Two-stage multiple object detection using CNN and correlative filter for accuracy improvement

Abstract

Recent advancements in tracking methods, particularly correlative-filter-based methods, can be utilized to support object detection to achieve the desired accuracy and speed. This is especially beneficial to aid a weak object detection model that results from the transfer learning concept trained on limited datasets, thus significantly reducing accuracy. Therefore, the limitation that comes from small datasets and training facilities needs to be tackled by a novel approach that is not restricted by computation time. The results of the proposed method (two-stage detection) are documented here.
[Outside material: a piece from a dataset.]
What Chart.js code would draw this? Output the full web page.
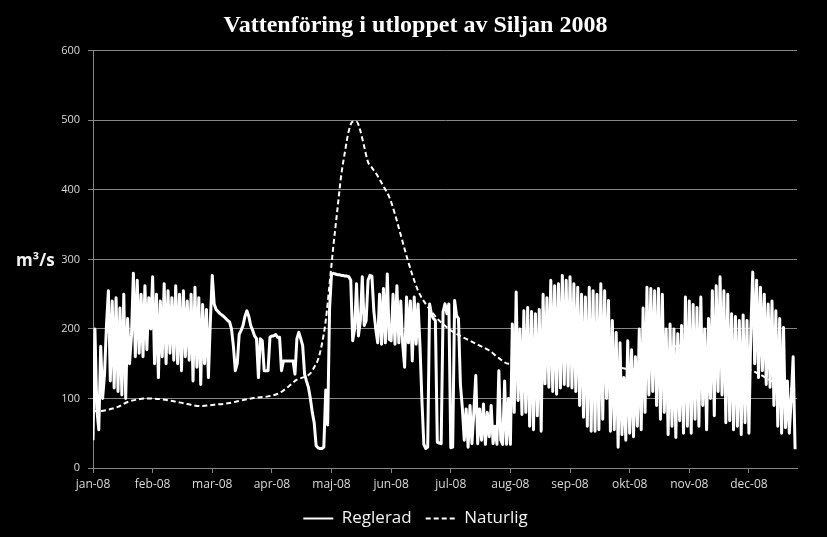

The first stage employs a convolutional neural network-based multi-object detector algorithm, and the results with low confidence scores are fed into the second stage for confirmation. A correlative filter is applied in the second stage; thus, low-confidence score results from the object detector algorithm are checked if the appearance is similar to the target object’s model appearance on the previous frame. Accuracy measurements were performed for both stages with different metrics to suit each algorithm goal. Image processing using CNN-based object detection yields bounding boxes with corresponding confidence scores, which show the probability of the object being detected as belonging to the target object class. The correlation filter tracking stage results are quantified using the novel movement distance score that will be explained. While the correlative filter plays a role in reducing false negatives by increasing detectability, the movement distance score ensures that the added detectability should not introduce more incorrect object tracking results. By applying the combination in the form of this two-stage method, a 10% enhancement in detectability (compared to a standalone object detection method) was observed in the various testing scenarios.